Fassbinder epigono di Goldoni? Non è così tanto un’eresia. Le analogie possibili concernono il lavorare di getto, il fare altrettanto i comodi di molta committenza, il testimoniare i nuovi manierismi, il potere ricattatorio del denaro e della "fatuità". Non stupisce, in questo senso, che l’autore-regista tedesco rigeneri nel 1969 La bottega del caffè, con un nuovo atto di scrittura. Al posto di duelli verbali, vivaci e rapidi, al posto di raffinati lazzi e cascate di parole, prende ora piede un dialogo pacato e controllato, fervidamente lascivo, turpemente romantico, con un cordoglio rappreso di fondo e con un’allegria di ceto strafottente. Fassbinder ha rimodellato a più riprese i classici, traendone scomplessate intrusioni, letture irrequiete e mai solo "a fronte". Qui, anziché l’archetipo della Piazzetta veneziana, per Kaffeehaus aveva concepito un piano-bar di belli e dissipati, un viavai di lenoni e donne oppresse, piccoli avventurieri redenti, scipiti parassiti. Alla frenesia settecentesca si sostituisce una morbosa apatia che reca però con sé i misteri della grazia. I personaggi sono tutti assai più ricattabili che in Goldoni, e al centro c’è un Don Marzio degli anni di piombo, mestatore e supervisore come appunto amava insaziabilmente essere, fuori d’ogni canone, Fassbinder.
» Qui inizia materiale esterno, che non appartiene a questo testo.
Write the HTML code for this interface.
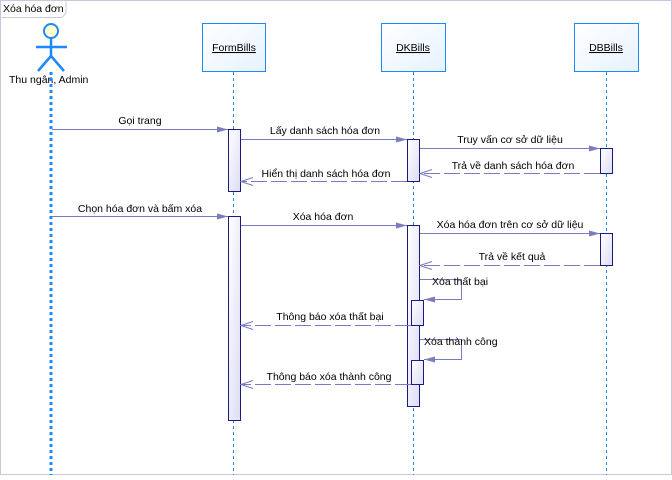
<!DOCTYPE html>
<html><head><meta charset="utf-8"><style>
body{margin:0;background:#fff;}
text{font-family:"Liberation Sans",sans-serif;font-size:10.5px;fill:#000;}
</style></head><body>
<svg width="672" height="475" xmlns="http://www.w3.org/2000/svg">
<defs>
<linearGradient id="g" x1="0" y1="0" x2="1" y2="1"><stop offset="0" stop-color="#fff"/><stop offset="1" stop-color="#dcdcf6"/></linearGradient>
<linearGradient id="gb" x1="0" y1="0" x2="1" y2="1"><stop offset="0" stop-color="#fff"/><stop offset="1" stop-color="#e6f2ff"/></linearGradient>
<marker id="f" markerWidth="12" markerHeight="8" refX="11" refY="4" orient="auto" markerUnits="userSpaceOnUse"><path d="M0,1 L11,4 L0,7 Z" fill="#7b7bbf"/></marker>
<marker id="o" markerWidth="14" markerHeight="10" refX="13" refY="5" orient="auto" markerUnits="userSpaceOnUse"><path d="M1,1 L13,5 L1,9" fill="none" stroke="#7b7bbf"/></marker>
</defs>
<rect x="0.5" y="0.5" width="671" height="474" fill="none" stroke="#c8c8dc"/>
<path d="M0.5,17.5 H62 L66,13 V0.5" fill="#fff" stroke="#c8c8dc"/>
<text x="3" y="12">Xóa hóa đơn</text>
<!-- actor -->
<circle cx="51" cy="31" r="7" fill="#ffffcc" stroke="#1e88ff" stroke-width="2"/>
<g stroke="#1e88ff" stroke-width="2.5" fill="none"><line x1="51" y1="38" x2="51" y2="57"/><line x1="36" y1="47" x2="67" y2="47"/><line x1="51" y1="56" x2="38" y2="71"/><line x1="51" y1="56" x2="64" y2="71"/></g>
<text x="9" y="83">Thu ngân, Admin</text>
<line x1="51" y1="72" x2="51" y2="475" stroke="#1e88ff" stroke-width="3" stroke-dasharray="3,3"/>
<!-- boxes -->
<g stroke="#1e88ff" fill="url(#gb)"><rect x="202.5" y="23.5" width="63" height="48"/><rect x="381.5" y="23.5" width="64" height="48"/><rect x="574.5" y="23.5" width="64" height="48"/></g>
<text x="234" y="51" text-anchor="middle" text-decoration="underline">FormBills</text>
<text x="413" y="51" text-anchor="middle" text-decoration="underline">DKBills</text>
<text x="606" y="51" text-anchor="middle" text-decoration="underline">DBBills</text>
<g stroke="#1e88ff" stroke-dasharray="3,3"><line x1="233.5" y1="72" x2="233.5" y2="475"/><line x1="413.5" y1="72" x2="413.5" y2="475"/><line x1="606.5" y1="72" x2="606.5" y2="475"/></g>
<!-- activations -->
<g stroke="#1a1a80" fill="url(#g)">
<rect x="228.5" y="129.5" width="12" height="62"/><rect x="228.5" y="216.5" width="12" height="204"/>
<rect x="407.5" y="139.5" width="12" height="42"/><rect x="407.5" y="225.5" width="12" height="181"/>
<rect x="600.5" y="148.5" width="12" height="25"/><rect x="600.5" y="233.5" width="12" height="32"/>
<rect x="411.5" y="300.5" width="12" height="25"/><rect x="411.5" y="360.5" width="12" height="24"/>
</g>
<!-- messages -->
<g stroke="#7b7bbf" fill="none">
<line x1="52" y1="129.5" x2="228" y2="129.5" marker-end="url(#f)"/>
<line x1="241" y1="139.5" x2="407" y2="139.5" marker-end="url(#f)"/>
<line x1="420" y1="148.5" x2="600" y2="148.5" marker-end="url(#f)"/>
<line x1="600" y1="173.5" x2="420" y2="173.5" stroke-dasharray="16,4" marker-end="url(#o)"/>
<line x1="407" y1="181.5" x2="241" y2="181.5" stroke-dasharray="16,4" marker-end="url(#o)"/>
<line x1="52" y1="216.5" x2="228" y2="216.5" marker-end="url(#f)"/>
<line x1="241" y1="225.5" x2="407" y2="225.5" marker-end="url(#f)"/>
<line x1="420" y1="233.5" x2="600" y2="233.5" marker-end="url(#f)"/>
<line x1="600" y1="265.5" x2="420" y2="265.5" stroke-dasharray="16,4" marker-end="url(#o)"/>
<path d="M420,279.5 H461.5 V299.5 H424" marker-end="url(#f)"/>
<line x1="411" y1="325.5" x2="241" y2="325.5" stroke-dasharray="16,4" marker-end="url(#o)"/>
<path d="M420,339.5 H461.5 V359.5 H424" marker-end="url(#f)"/>
<line x1="411" y1="384.5" x2="241" y2="384.5" stroke-dasharray="16,4" marker-end="url(#o)"/>
</g>
<text x="140" y="124" text-anchor="middle">Gọi trang</text>
<text x="325" y="134" text-anchor="middle">Lấy danh sách hóa đơn</text>
<text x="510" y="143" text-anchor="middle">Truy vấn cơ sở dữ liệu</text>
<text x="513" y="169" text-anchor="middle">Trả về danh sách hóa đơn</text>
<text x="326" y="177" text-anchor="middle">Hiển thị danh sách hóa đơn</text>
<text x="140" y="212" text-anchor="middle">Chọn hóa đơn và bấm xóa</text>
<text x="323" y="220" text-anchor="middle">Xóa hóa đơn</text>
<text x="510" y="228" text-anchor="middle">Xóa hóa đơn trên cơ sở dữ liệu</text>
<text x="512" y="260" text-anchor="middle">Trả về kết quả</text>
<text x="432" y="285">Xóa thất bại</text>
<text x="330" y="320" text-anchor="middle">Thông báo xóa thất bại</text>
<text x="424" y="345">Xóa thành công</text>
<text x="329" y="380" text-anchor="middle">Thông báo xóa thành công</text>
</svg>
</body></html>
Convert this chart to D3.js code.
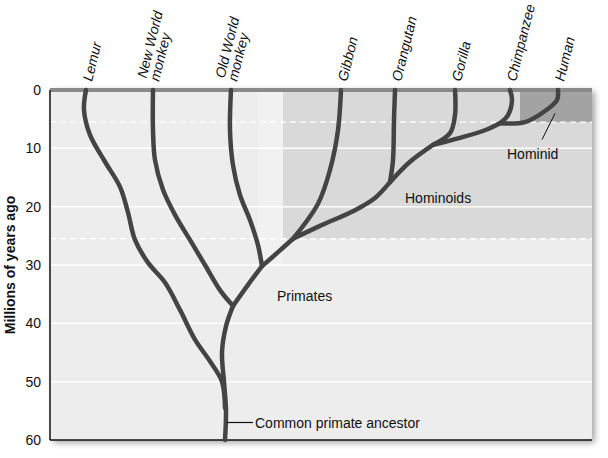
<!DOCTYPE html>
<html lang="en">
<head>
<meta charset="UTF-8">
<script src="https://d3js.org/d3.v7.min.js"></script>
<style>
  body { margin: 0; background: #fff; }
  text { font-family: "Liberation Sans", Arial, sans-serif; fill: #111; }
</style>
</head>
<body>
<script>
// tick labels on the time axis (millions of years ago)
const yTicks = [0, 10, 20, 30, 40, 50, 60];
// species at the tips, with horizontal slot and label lines
const species = ["Lemur", "New World monkey", "Old World monkey", "Gibbon", "Orangutan", "Gorilla", "Chimpanzee", "Human"];
const labelLines = [["Lemur"], ["New World", "monkey"], ["Old World", "monkey"], ["Gibbon"], ["Orangutan"], ["Gorilla"], ["Chimpanzee"], ["Human"]];
const tipPos = [36, 103, 181, 291, 345, 405, 460, 508];
// branch waypoints: [position, millions of years ago]
const branches = [
  [[175, 60], [176, 55], [174, 50], [172, 45], [176, 40.5], [183, 37]],                       // trunk
  [[175, 54.5], [172, 50], [160, 46.5], [145, 42.8], [130, 37.7], [115, 33], [98, 29.6], [85, 25.7], [78, 21], [70, 16.6], [55, 12.3], [40, 7.7], [34, 3.4], [36, 0]], // lemur
  [[183, 37], [170, 34.3], [155, 30], [140, 25.7], [125, 21.4], [113, 17.1], [105, 12], [103, 6.9], [103, 0]], // new world
  [[183, 37], [198, 33.4], [212, 30.2]],                                                     // to old world node
  [[212, 30.2], [208, 26.6], [200, 22.3], [190, 18], [183, 12.9], [180, 6.9], [181, 0]],    // old world
  [[212, 30.2], [228, 27.8], [243, 25.5]],                                                   // to gibbon node
  [[243, 25.5], [268, 19.5], [280, 13.7], [288, 6.9], [291, 0]],                             // gibbon
  [[243, 25.5], [270, 23.3], [305, 20.6], [325, 18.5], [340, 15.8]],                         // to orangutan node
  [[340, 15.8], [343, 12], [344, 5.1], [345, 0]],                                            // orangutan
  [[340, 15.8], [360, 12.3], [383, 9.4]],                                                    // to gorilla node
  [[383, 9.4], [400, 7.4], [405, 4.3], [405, 0]],                                            // gorilla
  [[383, 9.4], [410, 8.2], [435, 6.9], [450, 5.7]],                                          // to chimp node
  [[450, 5.7], [458, 4.3], [462, 1.7], [460, 0]],                                            // chimpanzee
  [[450, 5.7], [475, 5.5], [495, 3.6], [507, 1.7], [508, 0]]                                 // human
];

const width = 608, height = 458;
const margin = { top: 90, right: 16, bottom: 18, left: 50 };

const x = d3.scaleLinear().domain([0, 542]).range([margin.left, width - margin.right]);
const y = d3.scaleLinear().domain([0, 60]).range([margin.top, height - margin.bottom]);

const svg = d3.select("body").append("svg").attr("width", width).attr("height", height);

const defs = svg.append("defs");
defs.append("filter").attr("id", "shadow").attr("x", "-5%").attr("y", "-5%").attr("width", "115%").attr("height", "115%")
  .append("feDropShadow").attr("dx", 3).attr("dy", 3).attr("stdDeviation", 3).attr("flood-color", "#000").attr("flood-opacity", 0.35);

// plot background
svg.append("rect")
  .attr("x", x(0)).attr("y", y(0) - 2)
  .attr("width", x(542) - x(0)).attr("height", y(60) - y(0) + 2)
  .attr("rx", 4).attr("fill", "#ededed").attr("filter", "url(#shadow)");

// shaded zones
svg.append("rect").attr("x", x(208)).attr("y", y(0)).attr("width", x(233) - x(208)).attr("height", y(30.2) - y(0)).attr("fill", "#f1f1f1");
svg.append("rect").attr("x", x(233)).attr("y", y(0)).attr("width", x(542) - x(233)).attr("height", y(25.5) - y(0)).attr("fill", "#d9d9d9");
svg.append("rect").attr("x", x(470)).attr("y", y(0)).attr("width", x(542) - x(470)).attr("height", y(5.5) - y(0)).attr("fill", "#a3a3a3");
svg.append("rect").attr("x", x(0)).attr("y", y(0) - 2).attr("width", x(542) - x(0)).attr("height", 4).attr("fill", "#8a8a8a");

// gridlines
svg.append("g").selectAll("line").data(yTicks.filter(d => d > 0 && d < 60)).join("line")
  .attr("x1", x(0)).attr("x2", x(542)).attr("y1", d => y(d)).attr("y2", d => y(d))
  .attr("stroke", "#fff").attr("stroke-width", 1.5);
svg.append("g").selectAll("line").data([5.5, 25.5]).join("line")
  .attr("x1", x(0)).attr("x2", x(542)).attr("y1", d => y(d)).attr("y2", d => y(d))
  .attr("stroke", "#fff").attr("stroke-width", 1.3).attr("stroke-dasharray", "6,4");

// axes frame
svg.append("line").attr("x1", x(0)).attr("x2", x(0)).attr("y1", y(0)).attr("y2", y(60)).attr("stroke", "#111").attr("stroke-width", 1.5);
svg.append("line").attr("x1", x(0)).attr("x2", x(542)).attr("y1", y(60)).attr("y2", y(60)).attr("stroke", "#111").attr("stroke-width", 1.5);

svg.append("g").selectAll("text").data(yTicks).join("text")
  .attr("x", 41).attr("y", d => y(d) + 5).attr("text-anchor", "end").attr("font-size", 14).text(d => d);

svg.append("text").attr("transform", `translate(15,${(y(0) + y(60)) / 2}) rotate(-90)`)
  .attr("text-anchor", "middle").attr("font-size", 14).attr("font-weight", "bold").text("Millions of years ago");

// tree branches
const line = d3.line().x(d => x(d[0])).y(d => y(d[1])).curve(d3.curveCatmullRom.alpha(0.5));
svg.append("g").selectAll("path").data(branches).join("path")
  .attr("d", line).attr("fill", "none").attr("stroke", "#444").attr("stroke-width", 4.5).attr("stroke-linecap", "round");

// species labels
const lab = svg.append("g").selectAll("text").data(species).join("text")
  .attr("transform", (d, i) => `translate(${x(tipPos[i]) + 6},${y(0) - 8}) rotate(-76)`)
  .attr("font-size", 14).attr("font-style", "italic");
lab.selectAll("tspan").data((d, i) => labelLines[i]).join("tspan")
  .attr("x", 0).attr("dy", (d, j, n) => j === 0 ? -(n.length - 1) * 13 : 13)
  .text(d => d);

// annotations
svg.append("text").attr("x", x(457)).attr("y", y(11.8)).attr("font-size", 14).text("Hominid");
svg.append("line").attr("x1", x(492)).attr("y1", y(8.5)).attr("x2", x(505)).attr("y2", y(4)).attr("stroke", "#111").attr("stroke-width", 1);
svg.append("text").attr("x", x(355)).attr("y", y(19.4)).attr("font-size", 14).text("Hominoids");
svg.append("text").attr("x", x(227)).attr("y", y(36.2)).attr("font-size", 14).text("Primates");
svg.append("line").attr("x1", x(177)).attr("y1", y(57)).attr("x2", x(203)).attr("y2", y(57)).attr("stroke", "#111").attr("stroke-width", 1.2);
svg.append("text").attr("x", x(205)).attr("y", y(57) + 5).attr("font-size", 14).text("Common primate ancestor");
</script>
</body>
</html>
RAINER WERNER FASSBINDER (1945-1982), accanto alla nota attività di regista cinematografico, ha svolto per molti anni un intenso lavoro di regista teatrale e di drammaturgo. Tra i suoi testi più diffusi, ricordiamo: Katzelmacher (1968), Il soldato americano (1968), Preparadise sorry now (1969), Das Kaffeehaus (1969), Sangue sul collo del gatto (1971 ), Le lacrime amare di Petra von Kant (1971), Libertà a Brema (1971), I rifiuti, la città, la morte (1976).